The Mortal Sin of GHW Bush

BushTimeCatholic mythology includes the concept of “mortal sin.” A mortal sin is such a grievous act that it condemns ones soul to eternal damnation – unless the sinner receives divine forgiveness. Although of course heaven and hell and god are all pure fantasy, the notion of mortal sin is based on real human ethics. It is the reality that a thousand good deeds cannot necessarily make up for one egregiously heinous act.

In his career GHW Bush certainly did a great many good things and a great many not so good things. So one could rightly view Bush as neither a sinner nor a saint, but as a typically flawed and complex human being with a mixed bag of achievements and failings.

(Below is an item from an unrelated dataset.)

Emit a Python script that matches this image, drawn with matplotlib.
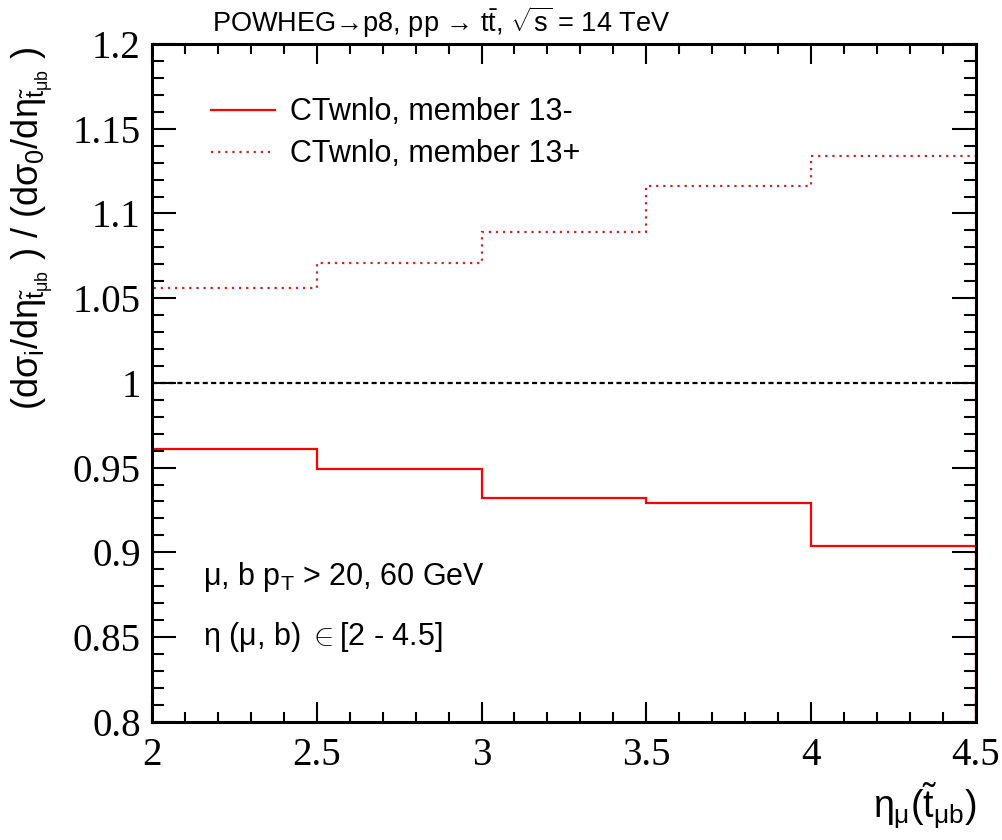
import matplotlib
matplotlib.use("Agg")
import matplotlib.pyplot as plt
from matplotlib.ticker import MultipleLocator, FixedFormatter, FixedLocator

edges = [2.0, 2.5, 3.0, 3.5, 4.0, 4.5]
minus_vals = [0.961, 0.949, 0.932, 0.929, 0.904]
plus_vals = [1.056, 1.071, 1.089, 1.116, 1.134]
ref_val = 1.0

xticks = [2, 2.5, 3, 3.5, 4, 4.5]
xticklabels = ["2", "2.5", "3", "3.5", "4", "4.5"]
yticks = [0.8, 0.85, 0.9, 0.95, 1.0, 1.05, 1.1, 1.15, 1.2]
yticklabels = ["0.8", "0.85", "0.9", "0.95", "1", "1.05", "1.1", "1.15", "1.2"]

plt.rcParams['mathtext.fontset'] = 'custom'
plt.rcParams['mathtext.rm'] = 'Liberation Sans'
plt.rcParams['mathtext.it'] = 'Liberation Sans'
plt.rcParams['mathtext.bf'] = 'Liberation Sans:bold'
plt.rcParams['font.family'] = ['Liberation Sans', 'DejaVu Sans']

fig = plt.figure(figsize=(10.03, 8.4), dpi=100)
ax = fig.add_axes([0.1515, 0.1408, 0.8215, 0.8068])

ax.stairs(minus_vals, edges, baseline=0.0, color='#ff0000', lw=1.6,
          label='CTwnlo, member 13-')
ax.stairs(plus_vals, edges, baseline=0.0, color='#cc2222', lw=1.6,
          linestyle=(0, (1, 2.2)), label='CTwnlo, member 13+')
ax.plot([edges[0], edges[-1]], [ref_val, ref_val], color='black', lw=1.6,
        linestyle=(0, (2.3, 1.5)))

ax.set_xlim(2, 4.5)
ax.set_ylim(0.8, 1.2)

ax.xaxis.set_major_locator(FixedLocator(xticks))
ax.xaxis.set_major_formatter(FixedFormatter(xticklabels))
ax.yaxis.set_major_locator(FixedLocator(yticks))
ax.yaxis.set_major_formatter(FixedFormatter(yticklabels))
ax.xaxis.set_minor_locator(MultipleLocator(0.1))
ax.yaxis.set_minor_locator(MultipleLocator(0.01))

for sp in ax.spines.values():
    sp.set_linewidth(2.2)

ax.tick_params(which='both', direction='in', top=True, right=True, width=1.5)
ax.tick_params(axis='x', which='major', length=14.4, pad=11)
ax.tick_params(axis='x', which='minor', length=7.2)
ax.tick_params(axis='y', which='major', length=17, pad=8)
ax.tick_params(axis='y', which='minor', length=8.5)
for lab in ax.get_xticklabels() + ax.get_yticklabels():
    lab.set_fontfamily('Liberation Serif')
    lab.set_fontsize(28)

ax.set_ylabel(r'$(\mathrm{d}\sigma_{i}/\mathrm{d}\eta_{\tilde{t}_{\mu b}}\ )\ /\ (\mathrm{d}\sigma_{0}/\mathrm{d}\eta_{\tilde{t}_{\mu b}}\ )$',
              fontsize=26)
ax.yaxis.set_label_coords(-0.118, 0.728)

fig.text(0.973, 0.01, r'$\eta_{\mu}(\tilde{t}_{\mu b})$', ha='right', va='bottom',
         fontsize=27, fontfamily='Liberation Serif')

fig.text(0.44, 0.973, r'POWHEG→p8, pp → t$\bar{\mathrm{t}}$, $\sqrt{\mathrm{s}}$ = 14 TeV',
         ha='center', va='center', fontsize=19.5)

leg = ax.legend(loc='upper left', bbox_to_anchor=(0.038, 0.962), frameon=False,
                fontsize=22, handlelength=2.1, handletextpad=0.5, labelspacing=0.4)

ax.text(0.062, 0.2135, r'$\mu$, b p$_{\mathrm{T}}$ > 20, 60 GeV', transform=ax.transAxes,
        fontsize=22, va='center', ha='left')
ax.text(0.062, 0.125, r'$\eta$ ($\mu$, b) $\in$[2 - 4.5]', transform=ax.transAxes,
        fontsize=22, va='center', ha='left')

fig.savefig('out.png', dpi=100)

Except for his great mortal sin.

In January of 1991 I watched, along with much of the world, as GHW Bush began what would become 42 consecutive days and nights of raining down nonstop aerial and naval bombardment upon Iraq followed by unparalleled human tragedy that still reverberates to this day. The official story is well-known. GHW Bush had to reluctantly order this massive invasion as the only way to counter reckless aggression by Saddam Hussein.

The historical record is correct of course, but it normally leaves out one crucial fact. On the first day of bombardment I was on the phone with an acquaintance who happened to be connected at the highest level in the government. He told me what he and his fellow high officials knew was happening at the time.

In February of 1989, GHW Bush had a shockingly low approval polling of 14%. He was widely seen as weak and mealy-mouthed – kind of a Barney Fife President. Bush desperately needed a war to bolster his image as a strong leader. So, ex-CIA director that he was, he looked around for an unwitting dupe to start a war with.

He found the perfect patsy in Saddam Hussein, the US-backed President of Iraq. Saddam had been vocally complaining about his neighbor Kuwait violating their oil production agreements and about their slant-drilling into his oil fields. GHW Bush sent back-channel messages to Saddam that were intended, and succeeded, in assuring him that the US would not interfere if he took action against Kuwait.

So he did. Saddam invaded Kuwait. And Bush followed up almost immediately by condemning Saddam and mustering a world-wide coalition to attack him. Is it any wonder that Saddam cursed Bush to his dying breath?

Americans reacted as they almost always do to war. Bush quickly became viewed as the strong leader he aspired to be. The rally effect skyrocketed his approval ratings to over 90% in polls conducted in March of 1991. In less than two years, Bush’s war gambit propelled his approval from 14% to 90%.

I suppose one could count this among Bush’s great successes.

And all that these fantastic poll numbers cost was an incalculable loss of life and property and the pounding of an entire region of the world into a chaotic “stone age” for generations to come.

Add to that the cost of the Second Iraq War that his son waged against Iraq, after having told by some estimates 33 distinct documented lies to justify his invasion. These were repeated by Bush Jr. and his aides over 900 times (see here). Like father, like son.

And one cannot rationalize away this war by saying that Saddam was a bad guy anyway and we cannot know what would have happened had he stayed in power. If one blows up a dam, one knows what will happen. One does not need a counterfactual in this case either. Saddam, dictator that he was, kept the region in a relatively peaceful and prosperous state. And most experts, even at the time, warned that his demise would destabilize the entire region.

Historians and analysts don’t usually include Bush’s full role in instigating this war when they discuss his legacy. Since my learning this story while talking to officials on the phone as the bombs fell, I have been dismissed every time I have tried to relate it. Only recently are some authors even alluding to it. A recent article in Politico mentions it only very mildly (see here).

As Saddam Hussein was preparing to invade Kuwait, Bush sent the Iraqi strongman clear signals, through the American ambassador, that the United States had no interest in intra-Arab disputes—the exact opposite position of the one he took very shortly thereafter, in which he drew a “line in the sand.”

So I for one cannot take a “balanced” view of the life and legacy of GHW Bush. I for one cannot forgive his great mortal sin that has cost such unthinkable loss and inflicted such horrendous pain and suffering on a global scale. His self-serving war-making eclipses any good he has done by a hundredfold.

Only god can forgive a mortal sin on this scale, and god does not exist.

 

2 thoughts on “The Mortal Sin of GHW Bush

  1. martheins

    Great article. HW Bush is one president I love to hate, along with the rest of the Bushes. [Errata: Extra “not” in last sentence of first paragraph; GHW not GWH.]